When a new place open I try to patronize it as often as I can; order coffee with a bear claw and read a book, magazine or a newspaper. 

But the moment I go to a café and all the tables are taken by the wannabe writers taking up space with their computers, that’s the day I go elsewhere.

The wannabes sit on the tables like crows on a farmer’s fence.  They leave no room for the genuine coffee drinkers.  I feel sorry for the coffee house owners but if they don’t care why should I.

Lately, some coffee house owners are limiting the number of tables the wannabes can sit at and others limit the perch time.
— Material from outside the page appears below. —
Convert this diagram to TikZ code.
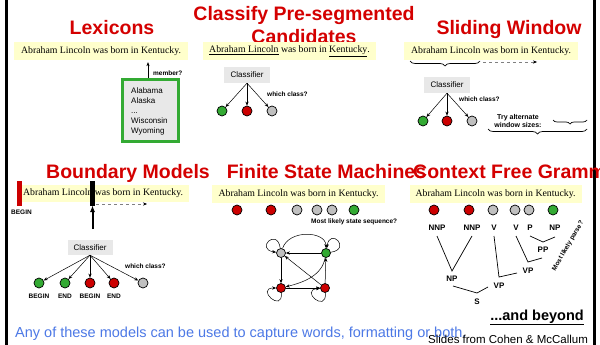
\documentclass[tikz,border=0pt]{standalone}
\usepackage{fontspec}
\setmainfont{Liberation Serif}
\setsansfont{Liberation Sans}
\usetikzlibrary{arrows.meta,decorations.pathreplacing,calc}
\definecolor{tred}{RGB}{212,0,0}
\definecolor{syel}{RGB}{255,255,204}
\definecolor{cgray}{RGB}{232,232,232}
\definecolor{sgreen}{RGB}{51,170,51}
\definecolor{sred}{RGB}{204,0,0}
\definecolor{sgray}{RGB}{192,192,192}
\definecolor{tblue}{RGB}{77,121,230}
\begin{document}
\begin{tikzpicture}[x=1pt,y=-1pt,
  title/.style={font=\sffamily\bfseries\fontsize{19.5}{21}\selectfont, text=tred, inner sep=0, anchor=base},
  sent/.style={fill=syel, inner sep=0, font=\fontsize{9.8}{11}\selectfont, minimum height=18pt},
  clf/.style={fill=cgray, inner sep=0, font=\sffamily\fontsize{8}{9}\selectfont, minimum width=46pt, minimum height=16pt},
  st/.style={circle, draw=black, line width=0.7pt, minimum size=10pt, inner sep=0},
  gs/.style={st, fill=sgreen}, rs/.style={st, fill=sred}, ys/.style={st, fill=sgray},
  fst/.style={minimum size=9pt},
  lab/.style={font=\sffamily\bfseries\fontsize{6.5}{7}\selectfont, inner sep=0},
  cfg/.style={font=\sffamily\bfseries\fontsize{8}{9}\selectfont, inner sep=0},
  arr/.style={-{Stealth[length=4pt,width=3.2pt]}, line width=0.5pt},
  darr/.style={dashed, draw=gray, line width=0.5pt, -{Stealth[length=4pt,width=3.2pt,black]}},
  brc/.style={decorate, decoration={brace, mirror, amplitude=5pt}, line width=0.7pt},
  tl/.style={line width=0.7pt},
  ]
\useasboundingbox (0,0) rectangle (600,345);
\clip (0,0) rectangle (600,345);
\fill[white] (0,0) rectangle (600,345);
% borders
\fill[black] (5.2,0) rectangle (7.5,345);
\fill[black] (592.5,0) rectangle (595.5,345);

% ---------- Lexicons
\node[title] (t1) at (112,35) {Lexicons};
\node[sent, minimum width=174pt] (s1) at (101,51) {Abraham Lincoln was born in Kentucky.};
\node[draw=sgreen, line width=3pt, fill=cgray, minimum width=56pt, minimum height=62pt, inner sep=0] (lex) at (150.5,110.5) {};
\node[anchor=west, align=left, inner sep=0, font=\sffamily\fontsize{8}{10}\selectfont] (lexi) at (131,111) {Alabama\\Alaska\\...\\Wisconsin\\Wyoming};
\draw[arr, shorten >=2pt] ([xshift=-2.5pt]lex.north) -- ([xshift=-2.5pt]lex.north |- s1.south);
\node[lab, anchor=west] (mem) at (153,73) {member?};

% ---------- Classify
\node[title] (t2a) at (304,21) {Classify Pre-segmented};
\node[title] (t2b) at (304,44) {Candidates};
\node[sent, minimum width=173pt] (s2) at (289.5,51) {\underline{Abraham Lincoln} was born in \underline{Kentucky}.};
\node[clf] (c2) at (247,75) {Classifier};
\node[gs] (a1) at (222,111) {};
\node[rs] (a2) at (247,111) {};
\node[ys] (a3) at (272,111) {};
\foreach \n in {a1,a2,a3} \draw[arr] (c2.south) -- (\n);
\node[lab, anchor=west] (w2) at (267,94) {which class?};

% ---------- Sliding window
\node[title] (t3) at (509,35) {Sliding Window};
\node[sent, minimum width=174pt] (s3) at (491,51) {Abraham Lincoln was born in Kentucky.};
\coordinate (b3l) at (410,61);
\coordinate (b3r) at (480,61);
\draw[brc] (b3l) -- (b3r);
\coordinate (d3a) at (483,62);
\coordinate (d3b) at (537,62);
\draw[darr] (d3a) -- (d3b);
\node[clf] (c3) at (447,85) {Classifier};
\node[gs] (b1) at (423,121) {};
\node[rs] (b2) at (447,121) {};
\node[ys] (b3) at (472,121) {};
\foreach \n in {b1,b2,b3} \draw[arr] (c3.south) -- (\n);
\node[lab, anchor=west] (w3) at (459,99) {which class?};
\node[lab, align=center, font=\sffamily\bfseries\fontsize{7}{8.5}\selectfont] (try) at (518,121) {Try alternate\\window sizes:};
\coordinate (sb1) at (553,120);
\coordinate (sb2) at (587,120);
\draw[brc, decoration={brace, mirror, amplitude=4pt}] (sb1) -- (sb2);
\coordinate (bb1) at (488,129);
\coordinate (bb2) at (587,129);
\draw[brc] (bb1) -- (bb2);

% ---------- Boundary models
\node[title] (t4) at (128,178) {Boundary Models};
\node[sent, minimum width=172pt, minimum height=17pt] (s4) at (103,193.5) {Abraham Lincoln was born in Kentucky.};
\fill[sred] (17,181) rectangle (22,206);
\node[lab] (bg) at (21.5,212) {BEGIN};
\fill[black] (90,181) rectangle (95,206);
\coordinate (ba) at (92.5,229);
\coordinate (bb) at (92.5,205);
\draw[-{Latex[length=7pt,width=5pt]}, line width=2pt] (ba) -- (bb);
\coordinate (d4a) at (96,204);
\coordinate (d4b) at (147,204);
\draw[darr] (d4a) -- (d4b);
\node[clf, minimum width=45pt, minimum height=15pt] (c4) at (90,247.5) {Classifier};
\node[gs] (e1) at (39,283) {};
\node[gs] (e2) at (65,283) {};
\node[rs] (e3) at (90,283) {};
\node[rs] (e4) at (114,283) {};
\node[ys] (e5) at (143,283) {};
\foreach \n in {e1,e2,e3,e4,e5} \draw[arr] (c4.south) -- (\n);
\node[lab] (l1) at (39,296) {BEGIN};
\node[lab] (l2) at (65,296) {END};
\node[lab] (l3) at (90,296) {BEGIN};
\node[lab] (l4) at (114,296) {END};
\node[lab, anchor=west] (w4) at (125,266) {which class?};

% ---------- Finite state machines
\node[title] (t5) at (326.5,178) {Finite State Machines};
\node[sent, minimum width=173pt] (s5) at (298.5,194) {Abraham Lincoln was born in Kentucky.};
\node[rs] (f1) at (237,210) {};
\node[rs] (f2) at (271,210) {};
\node[ys] (f3) at (297,210) {};
\node[ys] (f4) at (317,210) {};
\node[ys] (f5) at (332,210) {};
\node[gs] (f6) at (354,210) {};
\node[lab, anchor=west] (w5) at (311,222) {Most likely state sequence?};
\node[ys, fst] (q1) at (281,253) {};
\node[gs, fst] (q2) at (326,253) {};
\node[rs, fst] (q3) at (281,288) {};
\node[rs, fst] (q4) at (325,288) {};
\draw[arr] (q2) -- (q1);
\draw[arr] (q1) -- (q3);
\draw[arr] (q3) -- (q4);
\draw[arr] (q4) -- (q2);
\draw[arr] (q4) -- (q1);
\draw[arr] (q1) .. controls +(8,-24) and +(0,-22) .. (q2);
\draw[arr] (q2) .. controls +(-4,22) and +(24,-6) .. (q3);
\draw[arr] (q1) .. controls +(-4,-26) and +(-26,-4) .. (q1);
\draw[arr] (q2) .. controls +(26,-4) and +(4,-26) .. (q2);
\draw[arr] (q3) .. controls +(2,26) and +(-26,0) .. (q3);
\draw[arr] (q4) .. controls +(2,26) and +(-26,2) .. (q4);

% ---------- Context free grammars
\node[title, anchor=base west] (t6) at (413,178) {Context Free Grammars};
\node[sent, minimum width=172pt] (s6) at (495.5,194) {Abraham Lincoln was born in Kentucky.};
\node[rs] (g1) at (434,210) {};
\node[rs] (g2) at (469,210) {};
\node[ys] (g3) at (493,210) {};
\node[ys] (g4) at (515,210) {};
\node[ys] (g5) at (529,210) {};
\node[gs] (g6) at (553,210) {};
\node[cfg] (n1) at (437,228) {NNP};
\node[cfg] (n2) at (472,228) {NNP};
\node[cfg] (n3) at (494,228) {V};
\node[cfg] (n4) at (516,228) {V};
\node[cfg] (n5) at (530,228) {P};
\node[cfg] (n6) at (555,228) {NP};
\node[cfg] (pp) at (543,250) {PP};
\node[cfg] (vp1) at (528,271) {VP};
\node[cfg] (vp2) at (499,286) {VP};
\node[cfg] (np) at (452,279) {NP};
\node[cfg] (ss) at (477,302) {S};
\draw[tl] (437,236) -- (452,271) -- (472,236);
\draw[tl] (530,236) -- (543,242) -- (555,237);
\draw[tl] (516,236) -- (528,262) -- (542,258);
\draw[tl] (494,236) -- (499,277) -- (517,273);
\draw[tl] (453,286) -- (477,293) -- (488,287);
\node[lab, rotate=60] (mlp) at (568,246) {Most likely parse?};

% ---------- bottom
\node[font=\sffamily\bfseries\fontsize{14.5}{16}\selectfont, inner sep=0, anchor=base] (beyond) at (537,320) {\underline{...and beyond}};
\node[font=\sffamily\fontsize{14.5}{16}\selectfont, text=tblue, inner sep=0, anchor=base west] (any) at (15,337) {Any of these models can be used to capture words, formatting or both.};
\node[font=\sffamily\fontsize{11.5}{13}\selectfont, inner sep=0, anchor=base west] (slides) at (428,343) {Slides from Cohen \& McCallum};
\end{tikzpicture}
\end{document}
Owners might charge $5 per hour to rent a table and you sign in at the register for the privilege.

I’ve discovered I’m not alone in my distain.  The following is an essay written a few years ago on banning wifi from coffee houses.   It appeared in the October 2013 issue of The Club Magazine, the inflight publication for British Airways:


GUEST BLOG / By Dr. Mariann Hardey, a social media professional, academic and university lecturer.

“I am writing this from Spring Espresso in York, the best independent coffee shop in England. I am one of only two customers with a laptop and triumphantly celebrate this observation. The other customers are doing what you are supposed to do in coffee shops. Drink coffee.

"Two years ago when it opened I told the owner of this place not to have Wi-Fi. Why? Because it only attracts people like me - people who come, sit all day and sit there until closing time while their espresso dregs petrify at the bottom of the cup.

Dr. Hardey
"As seasoned travellers you and I can agree on the critical importance of digital information exchanges. We demand it: everywhere.

"But look at it from the café's viewpoint. They want footfall. Wi-Fi encourages it. But it's the wrong kind of footfall.

"My chosen area of research is the ubiquity of digital technology. You would think that I would applaud Wi-Fi in every setting.

"I don't.

"I see open access as a serious threat to the character of places that are designed to be social - 'social' in the old sense of human beings meeting other human beings, as opposed to a neutral space where you get to access Facebook.

"Our sense of being in the moment leaves us as our consciousness flit around cyberspace. If you are in York, be in York. You don't need Google to locate yourself. You already have state of the art 3-D, multi-sensory equipment: eyes, ears, hands, noses, and brains.

"So how has this radical idea - no Wi-Fi - worked for Spring Espresso? You do hear people voice their outrage. Then, slowly, they appreciate the ambience, the setting and the coffee: and they return. These are unique things. Anyone can have Wi-Fi."